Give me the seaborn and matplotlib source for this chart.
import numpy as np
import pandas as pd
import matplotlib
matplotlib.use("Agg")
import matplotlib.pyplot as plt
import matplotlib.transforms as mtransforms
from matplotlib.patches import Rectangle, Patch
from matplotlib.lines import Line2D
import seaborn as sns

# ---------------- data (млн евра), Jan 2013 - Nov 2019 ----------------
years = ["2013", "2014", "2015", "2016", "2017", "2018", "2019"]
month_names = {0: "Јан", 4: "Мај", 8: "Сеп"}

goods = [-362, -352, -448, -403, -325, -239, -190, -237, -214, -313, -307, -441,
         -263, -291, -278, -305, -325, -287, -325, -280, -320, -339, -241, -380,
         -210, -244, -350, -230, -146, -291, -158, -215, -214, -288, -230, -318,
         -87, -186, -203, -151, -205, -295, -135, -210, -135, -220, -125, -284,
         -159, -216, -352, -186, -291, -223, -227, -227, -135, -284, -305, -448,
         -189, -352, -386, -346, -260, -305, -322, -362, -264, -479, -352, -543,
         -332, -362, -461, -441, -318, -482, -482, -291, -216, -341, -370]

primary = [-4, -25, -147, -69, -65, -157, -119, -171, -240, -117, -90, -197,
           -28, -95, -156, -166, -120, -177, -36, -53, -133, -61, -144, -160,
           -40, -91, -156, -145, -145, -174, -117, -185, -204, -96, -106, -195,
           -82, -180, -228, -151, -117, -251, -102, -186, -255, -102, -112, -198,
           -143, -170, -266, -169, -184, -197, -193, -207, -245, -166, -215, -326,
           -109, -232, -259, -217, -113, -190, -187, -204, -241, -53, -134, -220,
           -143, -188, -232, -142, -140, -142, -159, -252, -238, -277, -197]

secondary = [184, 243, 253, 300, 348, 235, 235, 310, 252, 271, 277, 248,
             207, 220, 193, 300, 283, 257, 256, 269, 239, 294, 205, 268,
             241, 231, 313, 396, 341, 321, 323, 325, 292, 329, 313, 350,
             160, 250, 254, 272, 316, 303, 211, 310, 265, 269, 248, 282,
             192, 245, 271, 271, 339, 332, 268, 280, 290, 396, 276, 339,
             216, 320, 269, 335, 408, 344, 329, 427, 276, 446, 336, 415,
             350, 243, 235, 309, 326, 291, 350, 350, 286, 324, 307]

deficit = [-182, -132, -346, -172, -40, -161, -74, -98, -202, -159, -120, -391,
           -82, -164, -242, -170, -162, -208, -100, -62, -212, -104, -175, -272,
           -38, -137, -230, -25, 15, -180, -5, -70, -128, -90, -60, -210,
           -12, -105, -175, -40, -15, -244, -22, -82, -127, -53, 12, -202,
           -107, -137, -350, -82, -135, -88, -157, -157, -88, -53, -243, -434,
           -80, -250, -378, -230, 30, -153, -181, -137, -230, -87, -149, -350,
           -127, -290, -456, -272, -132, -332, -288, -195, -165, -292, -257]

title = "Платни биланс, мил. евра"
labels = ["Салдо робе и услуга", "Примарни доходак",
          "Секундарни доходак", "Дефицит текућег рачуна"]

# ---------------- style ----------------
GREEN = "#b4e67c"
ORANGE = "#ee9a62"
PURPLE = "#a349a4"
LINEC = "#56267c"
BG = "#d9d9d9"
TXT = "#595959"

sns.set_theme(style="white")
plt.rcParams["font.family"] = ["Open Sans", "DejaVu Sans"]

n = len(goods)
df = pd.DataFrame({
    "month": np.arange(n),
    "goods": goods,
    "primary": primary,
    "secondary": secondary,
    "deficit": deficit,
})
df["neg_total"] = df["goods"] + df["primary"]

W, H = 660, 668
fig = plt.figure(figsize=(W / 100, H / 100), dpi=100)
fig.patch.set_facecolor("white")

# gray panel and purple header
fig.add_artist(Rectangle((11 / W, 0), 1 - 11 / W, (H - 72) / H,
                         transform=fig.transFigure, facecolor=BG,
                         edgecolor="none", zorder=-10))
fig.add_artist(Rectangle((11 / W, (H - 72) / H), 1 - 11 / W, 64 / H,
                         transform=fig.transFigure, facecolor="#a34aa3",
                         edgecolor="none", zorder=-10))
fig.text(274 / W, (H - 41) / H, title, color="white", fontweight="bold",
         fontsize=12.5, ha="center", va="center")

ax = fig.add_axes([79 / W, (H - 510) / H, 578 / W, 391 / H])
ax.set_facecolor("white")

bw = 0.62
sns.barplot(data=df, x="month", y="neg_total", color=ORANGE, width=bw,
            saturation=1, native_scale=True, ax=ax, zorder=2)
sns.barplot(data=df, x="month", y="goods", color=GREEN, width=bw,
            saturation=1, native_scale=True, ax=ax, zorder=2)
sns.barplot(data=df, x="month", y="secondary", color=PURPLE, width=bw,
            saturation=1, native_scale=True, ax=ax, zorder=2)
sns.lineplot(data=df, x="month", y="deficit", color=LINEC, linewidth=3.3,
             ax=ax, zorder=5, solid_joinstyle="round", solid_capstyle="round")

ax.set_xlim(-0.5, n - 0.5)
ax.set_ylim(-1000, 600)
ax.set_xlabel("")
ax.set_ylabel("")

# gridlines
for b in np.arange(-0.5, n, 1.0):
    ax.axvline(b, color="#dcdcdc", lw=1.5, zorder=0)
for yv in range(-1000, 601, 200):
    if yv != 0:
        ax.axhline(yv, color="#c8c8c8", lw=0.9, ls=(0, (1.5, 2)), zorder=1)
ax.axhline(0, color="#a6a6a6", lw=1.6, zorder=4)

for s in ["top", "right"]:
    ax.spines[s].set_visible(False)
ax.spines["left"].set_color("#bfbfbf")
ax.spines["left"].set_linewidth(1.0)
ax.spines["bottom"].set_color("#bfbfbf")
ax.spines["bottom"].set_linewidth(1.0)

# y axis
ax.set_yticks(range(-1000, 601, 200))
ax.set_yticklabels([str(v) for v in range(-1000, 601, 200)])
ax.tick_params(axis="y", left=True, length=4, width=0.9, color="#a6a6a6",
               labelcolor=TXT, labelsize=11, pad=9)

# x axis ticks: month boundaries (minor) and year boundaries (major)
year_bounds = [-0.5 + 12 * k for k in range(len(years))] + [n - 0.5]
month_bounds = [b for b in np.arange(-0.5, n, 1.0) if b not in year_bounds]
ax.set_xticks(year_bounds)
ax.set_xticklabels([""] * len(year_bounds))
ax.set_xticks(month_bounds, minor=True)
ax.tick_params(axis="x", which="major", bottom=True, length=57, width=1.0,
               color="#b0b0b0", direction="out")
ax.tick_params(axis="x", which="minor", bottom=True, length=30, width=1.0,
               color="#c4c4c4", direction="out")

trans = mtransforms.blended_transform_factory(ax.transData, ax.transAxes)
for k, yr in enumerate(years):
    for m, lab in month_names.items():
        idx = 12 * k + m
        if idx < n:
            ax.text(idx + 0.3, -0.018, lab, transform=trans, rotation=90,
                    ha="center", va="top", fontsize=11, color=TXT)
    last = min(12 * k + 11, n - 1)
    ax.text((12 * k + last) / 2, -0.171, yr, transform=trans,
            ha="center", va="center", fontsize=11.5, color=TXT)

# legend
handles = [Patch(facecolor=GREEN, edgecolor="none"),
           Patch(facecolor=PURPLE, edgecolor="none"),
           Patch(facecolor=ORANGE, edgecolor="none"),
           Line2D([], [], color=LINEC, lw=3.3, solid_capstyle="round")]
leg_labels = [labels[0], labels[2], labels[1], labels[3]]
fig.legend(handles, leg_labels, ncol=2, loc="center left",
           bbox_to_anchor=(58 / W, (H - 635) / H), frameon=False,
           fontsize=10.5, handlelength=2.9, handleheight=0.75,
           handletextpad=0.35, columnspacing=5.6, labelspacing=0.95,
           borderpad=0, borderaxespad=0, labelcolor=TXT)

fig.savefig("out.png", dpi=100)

::::::::

Work to do: Repeat the material above exactly.

Full answer:
Give me the seaborn and matplotlib source for this chart.
import numpy as np
import pandas as pd
import matplotlib
matplotlib.use("Agg")
import matplotlib.pyplot as plt
import matplotlib.transforms as mtransforms
from matplotlib.patches import Rectangle, Patch
from matplotlib.lines import Line2D
import seaborn as sns

# ---------------- data (млн евра), Jan 2013 - Nov 2019 ----------------
years = ["2013", "2014", "2015", "2016", "2017", "2018", "2019"]
month_names = {0: "Јан", 4: "Мај", 8: "Сеп"}

goods = [-362, -352, -448, -403, -325, -239, -190, -237, -214, -313, -307, -441,
         -263, -291, -278, -305, -325, -287, -325, -280, -320, -339, -241, -380,
         -210, -244, -350, -230, -146, -291, -158, -215, -214, -288, -230, -318,
         -87, -186, -203, -151, -205, -295, -135, -210, -135, -220, -125, -284,
         -159, -216, -352, -186, -291, -223, -227, -227, -135, -284, -305, -448,
         -189, -352, -386, -346, -260, -305, -322, -362, -264, -479, -352, -543,
         -332, -362, -461, -441, -318, -482, -482, -291, -216, -341, -370]

primary = [-4, -25, -147, -69, -65, -157, -119, -171, -240, -117, -90, -197,
           -28, -95, -156, -166, -120, -177, -36, -53, -133, -61, -144, -160,
           -40, -91, -156, -145, -145, -174, -117, -185, -204, -96, -106, -195,
           -82, -180, -228, -151, -117, -251, -102, -186, -255, -102, -112, -198,
           -143, -170, -266, -169, -184, -197, -193, -207, -245, -166, -215, -326,
           -109, -232, -259, -217, -113, -190, -187, -204, -241, -53, -134, -220,
           -143, -188, -232, -142, -140, -142, -159, -252, -238, -277, -197]

secondary = [184, 243, 253, 300, 348, 235, 235, 310, 252, 271, 277, 248,
             207, 220, 193, 300, 283, 257, 256, 269, 239, 294, 205, 268,
             241, 231, 313, 396, 341, 321, 323, 325, 292, 329, 313, 350,
             160, 250, 254, 272, 316, 303, 211, 310, 265, 269, 248, 282,
             192, 245, 271, 271, 339, 332, 268, 280, 290, 396, 276, 339,
             216, 320, 269, 335, 408, 344, 329, 427, 276, 446, 336, 415,
             350, 243, 235, 309, 326, 291, 350, 350, 286, 324, 307]

deficit = [-182, -132, -346, -172, -40, -161, -74, -98, -202, -159, -120, -391,
           -82, -164, -242, -170, -162, -208, -100, -62, -212, -104, -175, -272,
           -38, -137, -230, -25, 15, -180, -5, -70, -128, -90, -60, -210,
           -12, -105, -175, -40, -15, -244, -22, -82, -127, -53, 12, -202,
           -107, -137, -350, -82, -135, -88, -157, -157, -88, -53, -243, -434,
           -80, -250, -378, -230, 30, -153, -181, -137, -230, -87, -149, -350,
           -127, -290, -456, -272, -132, -332, -288, -195, -165, -292, -257]

title = "Платни биланс, мил. евра"
labels = ["Салдо робе и услуга", "Примарни доходак",
          "Секундарни доходак", "Дефицит текућег рачуна"]

# ---------------- style ----------------
GREEN = "#b4e67c"
ORANGE = "#ee9a62"
PURPLE = "#a349a4"
LINEC = "#56267c"
BG = "#d9d9d9"
TXT = "#595959"

sns.set_theme(style="white")
plt.rcParams["font.family"] = ["Open Sans", "DejaVu Sans"]

n = len(goods)
df = pd.DataFrame({
    "month": np.arange(n),
    "goods": goods,
    "primary": primary,
    "secondary": secondary,
    "deficit": deficit,
})
df["neg_total"] = df["goods"] + df["primary"]

W, H = 660, 668
fig = plt.figure(figsize=(W / 100, H / 100), dpi=100)
fig.patch.set_facecolor("white")

# gray panel and purple header
fig.add_artist(Rectangle((11 / W, 0), 1 - 11 / W, (H - 72) / H,
                         transform=fig.transFigure, facecolor=BG,
                         edgecolor="none", zorder=-10))
fig.add_artist(Rectangle((11 / W, (H - 72) / H), 1 - 11 / W, 64 / H,
                         transform=fig.transFigure, facecolor="#a34aa3",
                         edgecolor="none", zorder=-10))
fig.text(274 / W, (H - 41) / H, title, color="white", fontweight="bold",
         fontsize=12.5, ha="center", va="center")

ax = fig.add_axes([79 / W, (H - 510) / H, 578 / W, 391 / H])
ax.set_facecolor("white")

bw = 0.62
sns.barplot(data=df, x="month", y="neg_total", color=ORANGE, width=bw,
            saturation=1, native_scale=True, ax=ax, zorder=2)
sns.barplot(data=df, x="month", y="goods", color=GREEN, width=bw,
            saturation=1, native_scale=True, ax=ax, zorder=2)
sns.barplot(data=df, x="month", y="secondary", color=PURPLE, width=bw,
            saturation=1, native_scale=True, ax=ax, zorder=2)
sns.lineplot(data=df, x="month", y="deficit", color=LINEC, linewidth=3.3,
             ax=ax, zorder=5, solid_joinstyle="round", solid_capstyle="round")

ax.set_xlim(-0.5, n - 0.5)
ax.set_ylim(-1000, 600)
ax.set_xlabel("")
ax.set_ylabel("")

# gridlines
for b in np.arange(-0.5, n, 1.0):
    ax.axvline(b, color="#dcdcdc", lw=1.5, zorder=0)
for yv in range(-1000, 601, 200):
    if yv != 0:
        ax.axhline(yv, color="#c8c8c8", lw=0.9, ls=(0, (1.5, 2)), zorder=1)
ax.axhline(0, color="#a6a6a6", lw=1.6, zorder=4)

for s in ["top", "right"]:
    ax.spines[s].set_visible(False)
ax.spines["left"].set_color("#bfbfbf")
ax.spines["left"].set_linewidth(1.0)
ax.spines["bottom"].set_color("#bfbfbf")
ax.spines["bottom"].set_linewidth(1.0)

# y axis
ax.set_yticks(range(-1000, 601, 200))
ax.set_yticklabels([str(v) for v in range(-1000, 601, 200)])
ax.tick_params(axis="y", left=True, length=4, width=0.9, color="#a6a6a6",
               labelcolor=TXT, labelsize=11, pad=9)

# x axis ticks: month boundaries (minor) and year boundaries (major)
year_bounds = [-0.5 + 12 * k for k in range(len(years))] + [n - 0.5]
month_bounds = [b for b in np.arange(-0.5, n, 1.0) if b not in year_bounds]
ax.set_xticks(year_bounds)
ax.set_xticklabels([""] * len(year_bounds))
ax.set_xticks(month_bounds, minor=True)
ax.tick_params(axis="x", which="major", bottom=True, length=57, width=1.0,
               color="#b0b0b0", direction="out")
ax.tick_params(axis="x", which="minor", bottom=True, length=30, width=1.0,
               color="#c4c4c4", direction="out")

trans = mtransforms.blended_transform_factory(ax.transData, ax.transAxes)
for k, yr in enumerate(years):
    for m, lab in month_names.items():
        idx = 12 * k + m
        if idx < n:
            ax.text(idx + 0.3, -0.018, lab, transform=trans, rotation=90,
                    ha="center", va="top", fontsize=11, color=TXT)
    last = min(12 * k + 11, n - 1)
    ax.text((12 * k + last) / 2, -0.171, yr, transform=trans,
            ha="center", va="center", fontsize=11.5, color=TXT)

# legend
handles = [Patch(facecolor=GREEN, edgecolor="none"),
           Patch(facecolor=PURPLE, edgecolor="none"),
           Patch(facecolor=ORANGE, edgecolor="none"),
           Line2D([], [], color=LINEC, lw=3.3, solid_capstyle="round")]
leg_labels = [labels[0], labels[2], labels[1], labels[3]]
fig.legend(handles, leg_labels, ncol=2, loc="center left",
           bbox_to_anchor=(58 / W, (H - 635) / H), frameon=False,
           fontsize=10.5, handlelength=2.9, handleheight=0.75,
           handletextpad=0.35, columnspacing=5.6, labelspacing=0.95,
           borderpad=0, borderaxespad=0, labelcolor=TXT)

fig.savefig("out.png", dpi=100)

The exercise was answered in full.